En comparaison, un metteur en scène ou un réalisateur de cinéma pourra exposer au spectateur assis son point de vue ; tout est fait dans la salle obscure pour forcer l’attention du public. C’est de ce contrôle quasi total de l’attention du spectateur que le réalisateur tire son autorité sur l’équipe de tournage. C’est lui qui choisit non seulement ce que le spectateur voit et entend, mais aussi quand et comment. 

L’organisateur d’exposition, quant à lui, ne contrôle pas aussi étroitement les mouvements du visiteur. Le visiteur marche dans l’exposition et peut décider de lire ou non ce qui lui est présenté, de s’attarder devant les œuvres de son choix, de se détourner d’autres et de choisir son propre parcours. Le rapport de pouvoir entre scénographes, commissaires d’exposition et artistes diffère donc de celui existant entre les membres d’une équipe de tournage. Ce rapport est en partie déterminé par la marche du visiteur. Il serait, par exemple, tout autre si le visiteur était assis devant une scène tournante lui révélant un à un les objets de l’exposition. 

La flânerie du visiteur d’exposition engrange toute une politique. Sa marche, cet acte banal, définit le milieu artistique contemporain. Elle encourage les démarches artistiques individuelles, elle confère une multiplicité de sens aux oeuvres, elle déjoue toute tentative de mainmise sémantique sur les expositions.

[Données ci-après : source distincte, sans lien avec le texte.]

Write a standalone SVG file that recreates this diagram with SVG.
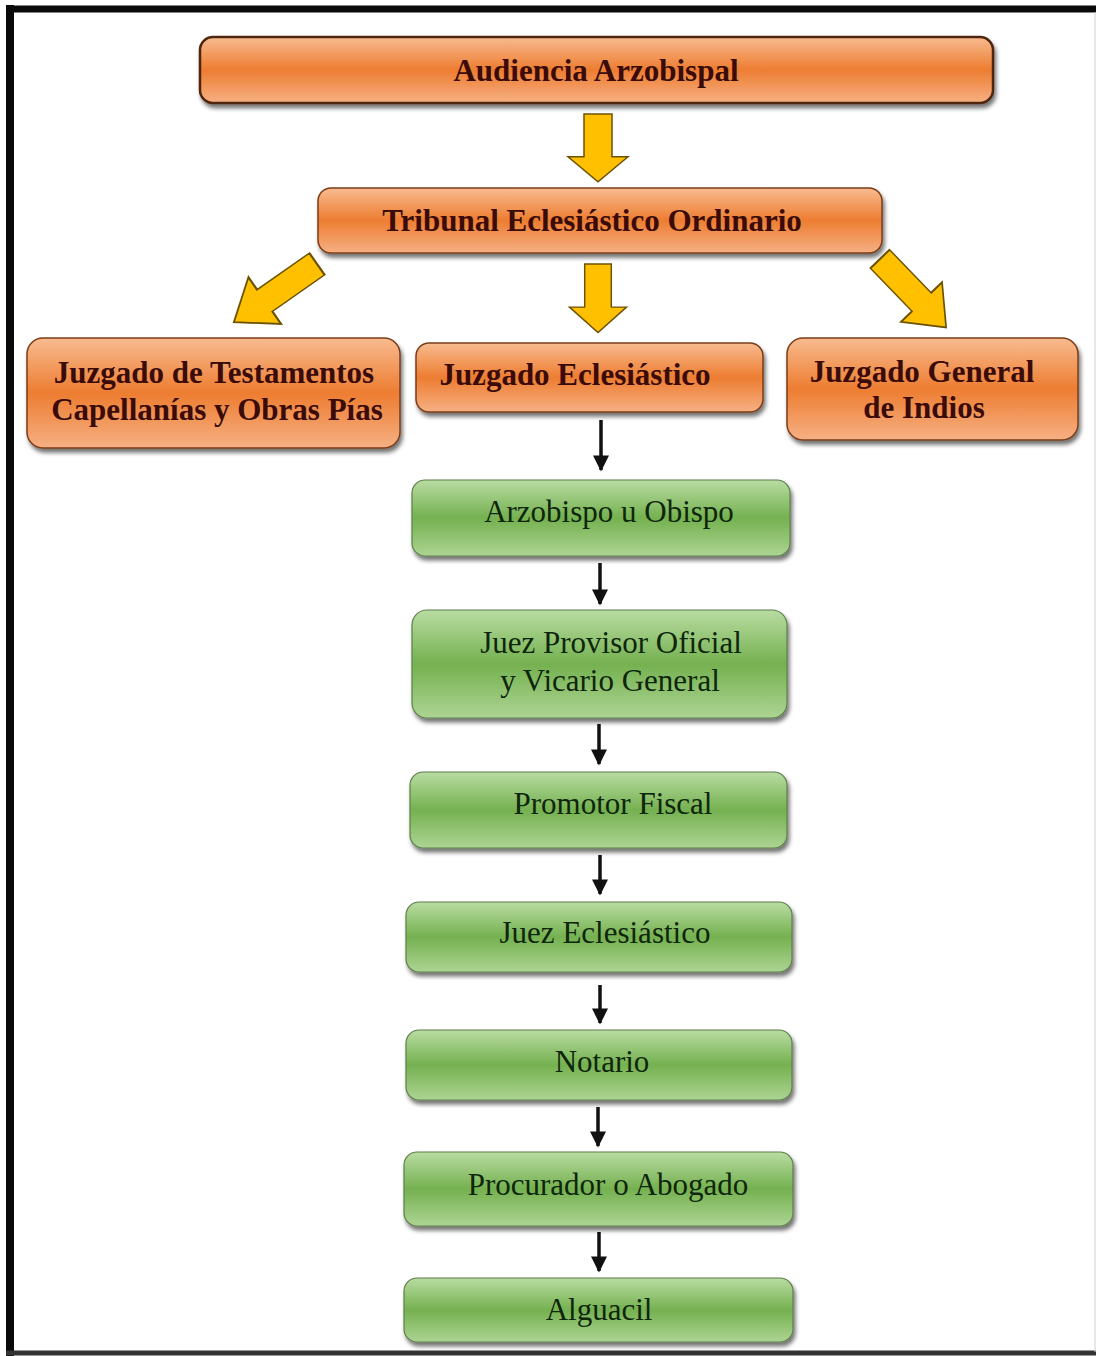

Le milieu artistique entretient néanmoins une certaine ambiguïté au sujet de l’errance du visiteur. Il proclame haut et fort les vertus de l’interprétation et de la découverte artistique personnelle. Mais il s’en sert également afin de distinguer les fins connaisseurs des visiteurs prétendument incultes ou sans goût. La flânerie est alors stigmatisée, présentée comme vulgaire, irrespectueuse, consumériste. On ne serait pas dans une galerie d’art comme dans un supermarché !

On peut se demander si l’errance du visiteur ne serait pas entretenue afin de maintenir une hiérarchie sociale. Car, en vérité, beaucoup de galeristes, commissaires d’exposition et autres professionnels de l’art donnent un sens bien précis aux œuvres qu’ils exposent. Ce sens est parfois contestable, il peut se réduire à la réputation des artistes exposés, à la valeur commerciale de leurs œuvres, aux réseaux auxquels les artistes appartiennent, à leur éducation, leur nationalité et leur origine sociale. Cette lecture-là, certains professionnels de l’art préfèreront la réserver à quelques initiés, informellement, presque secrètement, lors de vernissages et visites privées, et laisser les autres visiteurs se perdre dans leur imaginaire. 

La liberté de mouvement dont nous jouissons lorsque nous visitons des expositions a des effets complexes sur la structure de pouvoir du milieu artistique. La flânerie du visiteur mérite dès lors de faire l’objet d’une réflexion approfondie lorsqu’une exposition a pour ambition de bousculer les règles et codes préétablis de ce milieu.